US military satellite launched after 15-year hold

US military satellite launched after 15-year hold

CAPE CANAVERAL - A US military weather satellite, refurbished after more than a decade in storage, blasted off aboard an unmanned Atlas 5 rocket from Vandenberg Air Force Base in California on Thursday, a live webcast of the launch showed.

The sleek, 191-foot-tall (58-meter) rocket, built by United Launch Alliance, lifted off at 10:46 a.m. EDT (1446 GMT) to put the Defence Meteorological Satellite Program or DMSP spacecraft into a 530-mile-high (853 km) orbit passing over Earth's poles. United Launch Alliance is a partnership of Lockheed Martin Corp and Boeing Co.

The US$518 million (S$655 million) satellite, known as DMSP-19 and built by Lockheed Martin, joins six other operational DMSP satellites already in orbit.

The US Air Force was prepared to launch DMSP-19 about 15 years ago, but the satellites in orbit were lasting much longer than expected so it went into storage instead, said Scott Larrimore, weather programme director at the Air Force's Space and Missile Systems Center in Los Angeles.

The same fate may await the 20th and final DMSP satellite, which is being built now and targeted to launch in 2020. The Air Force, however, is mulling whether to fly it at all or launch it early to avoid costly storage fees, among other options, Larrimore told reporters during a pre-launch conference call on March 27.

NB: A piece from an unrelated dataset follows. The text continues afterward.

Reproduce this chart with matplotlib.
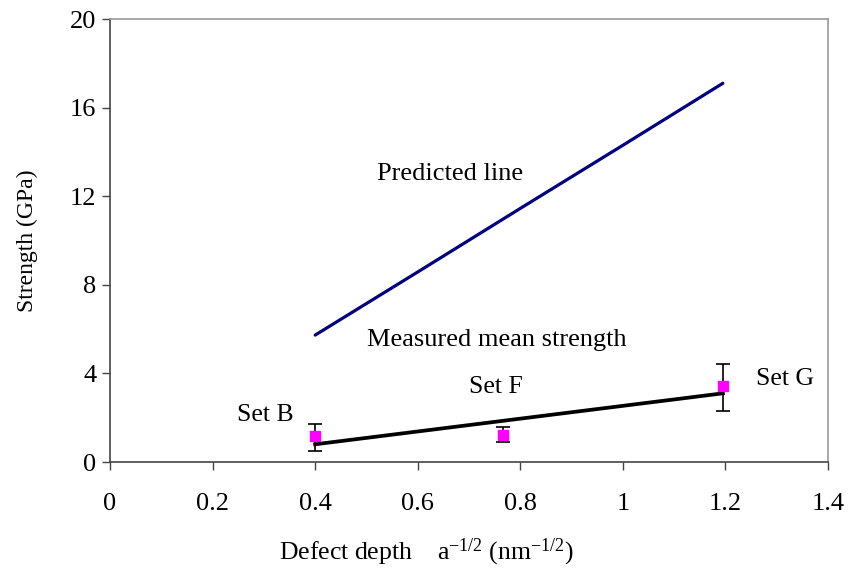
import matplotlib
matplotlib.use("Agg")
import matplotlib.pyplot as plt

# values
predicted_x = [0.40, 0.60, 0.80, 1.00, 1.195]
predicted_y = [5.73, 8.58, 11.45, 14.30, 17.10]

fit_x = [0.40, 1.195]
fit_y = [0.80, 3.10]

set_names = ["Set B", "Set F", "Set G"]
set_x = [0.40, 0.766, 1.195]
set_mean = [1.17, 1.22, 3.43]
err_low = [0.69, 0.33, 1.13]
err_high = [0.55, 0.38, 0.99]

x_ticks = [0, 0.2, 0.4, 0.6, 0.8, 1.0, 1.2, 1.4]
x_tick_labels = ["0", "0.2", "0.4", "0.6", "0.8", "1", "1.2", "1.4"]
y_ticks = [0, 4, 8, 12, 16, 20]

plt.rcParams["font.family"] = ["Liberation Serif", "DejaVu Serif"]
plt.rcParams["mathtext.fontset"] = "custom"
plt.rcParams["mathtext.rm"] = "Liberation Serif"
plt.rcParams["mathtext.it"] = "Liberation Serif"

fig = plt.figure(figsize=(8.49, 5.76), dpi=100)
ax = fig.add_axes([0.1296, 0.1979, 0.8457, 0.7691])

ax.plot(predicted_x, predicted_y, color="#000080", linewidth=2.3, solid_capstyle="round")
ax.plot(fit_x, fit_y, color="black", linewidth=2.7)
ax.errorbar(set_x, set_mean, yerr=[err_low, err_high], fmt="s", color="#ff00ff",
            markersize=7.5, ecolor="black", elinewidth=1.2, capsize=5, capthick=1.2, zorder=3)

fs = 19
ax.text(0.663, 13.0, "Predicted line", ha="center", va="center", fontsize=fs)
ax.text(0.755, 5.5, "Measured mean strength", ha="center", va="center", fontsize=fs)
label_pos = [(0.302, 2.12), (0.753, 3.39), (1.316, 3.75)]
for name, (tx, ty) in zip(set_names, label_pos):
    ax.text(tx, ty, name, ha="center", va="center", fontsize=18.5)

ax.set_xlim(0, 1.4)
ax.set_ylim(0, 20)
ax.set_xticks(x_ticks)
ax.set_xticklabels(x_tick_labels)
ax.set_yticks(y_ticks)
ax.tick_params(axis="x", direction="out", length=6, width=1, pad=16, labelsize=fs, color="#444")
ax.tick_params(axis="y", direction="out", length=6, width=1, pad=4, labelsize=fs, color="#444")

for side in ["left", "bottom"]:
    ax.spines[side].set_color("#444")
    ax.spines[side].set_linewidth(1.2)
for side in ["top", "right"]:
    ax.spines[side].set_color("#999")
    ax.spines[side].set_linewidth(1.2)

ax.set_xlabel("Defect depth    a$^{-1/2}$ (nm$^{-1/2}$)", fontsize=18.5, labelpad=16, x=0.44)
ax.set_ylabel("Strength (GPa)", fontsize=17, labelpad=23)

fig.savefig("out.png", dpi=100)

That discussion is part of a larger effort to reassess military space programs in an attempt to cut costs, take advantage of new technologies and partner with other agencies when possible, he added.

The US Air Force already shares data with the National Oceanic and Atmospheric Administration and will be stepping up the partnership in a new generation of weather satellites designed to serve both military and civilian needs.

It also is looking into a supplemental satellite programme that can fly on smaller rockets, such as Orbital Sciences Corp's Minotaur.

DMSP-19, which is designed to last five years, is equipped with visible light and infrared cameras to image clouds - day and night - and sensors to measure precipitation, temperatures and soil moisture. The DMSP satellites also collect data about the oceans, solar storms that affect Earth and other global meteorological conditions. "Weather is a vital element of well-planned missions," said Lockheed Martin programme director Sue Stretch. "High winds limit aircraft; storms threaten ships; and low-visibility can alter troop movements. The data the DMSP provides is essential to mission success."